Friday, November 4, 2011

Point Break

by Danny

     Set in Southern California in the early 1990's, Point Break follows the story of Johnny Utah (Keanu Reeves), a rookie FBI agent fresh out of Quantico, assigned to investigate a series of bank robberies. Suspecting the masked perpetrators (known as the Dead Presidents) to be a tight-knit group of surfers, Utah goes undercover, learns to ride waves, and immerses himself in the local surf culture in an attempt to ferret out the Presidents and bring them to justice.

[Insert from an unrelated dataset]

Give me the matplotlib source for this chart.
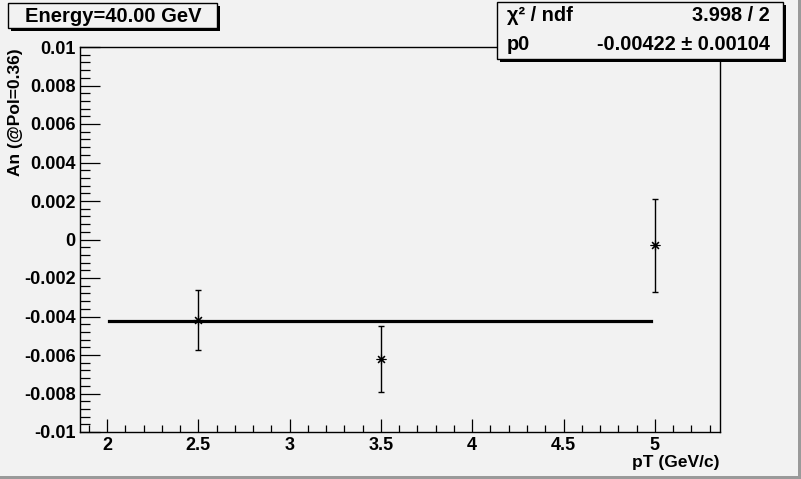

     Reeves' Utah stumbles through the film armed with a badge, a pistol, and an arsenal of semi-hoarse, monotone one-liners. Keep in mind that this was between Bill and Ted's Bogus Journey and The Matrix, so chalk up the one-dimensional portrayal to Keanu still cutting his teeth as a serious actor. Patrick Swayze fills what is arguably the movie's most memorable role as Bodhi, the soulful adrenaline junkie. Other notable performances include Gary Busey as Angelo Pappas, the reluctant veteran FBI agent assigned to babysit Utah, and Lori Petty as Tyler, Johnny's free-spirited foil/love interest. John McGinley also shines as Ben Harp, the straight-edge head of the FBI's Robbery Division.

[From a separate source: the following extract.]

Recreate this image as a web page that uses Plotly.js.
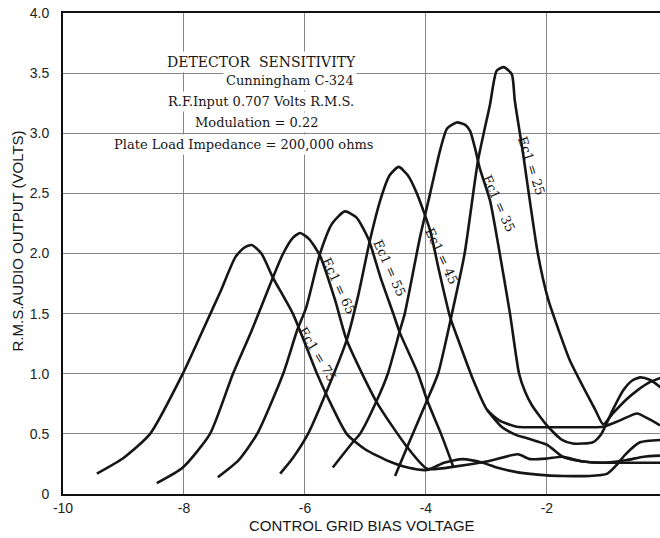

     A modern cult classic, Point Break is a movie that most people either love or hate. Belonging to the former camp myself, I can't really fault the haters. The dialogue generally falls flat and is, at times, laughable. In the pantheon of American cinema, Point Break doesn't bring much to the table. But somewhere under the caricatures and the silliness beats the heart of an honest, gritty cop movie. All the elements are there, including the ubiquitous car chase, which still looks good after 20 years. This is followed by an even better foot chase, which (not to be outdone) is punctuated by the use of a pit bull as a projectile weapon. To top it off, you've got loads of excellent surfing, fighting, and partying. Who knew working for the FBI in the 90's was this radical? Between Fox Mulder and Johnny Utah, why boys of the day would choose any other career path is a mystery to me. But I digress.
     Point Break is more than a cop movie. It's a movie about living life on the edge, and perhaps more importantly, it's about making the right choices; even if it's the hardest damned thing to do. When he takes on the Dead Presidents, Johnny paddles out into waves that are way over his head; when it turns ugly, he rides it all the way in. Like a man.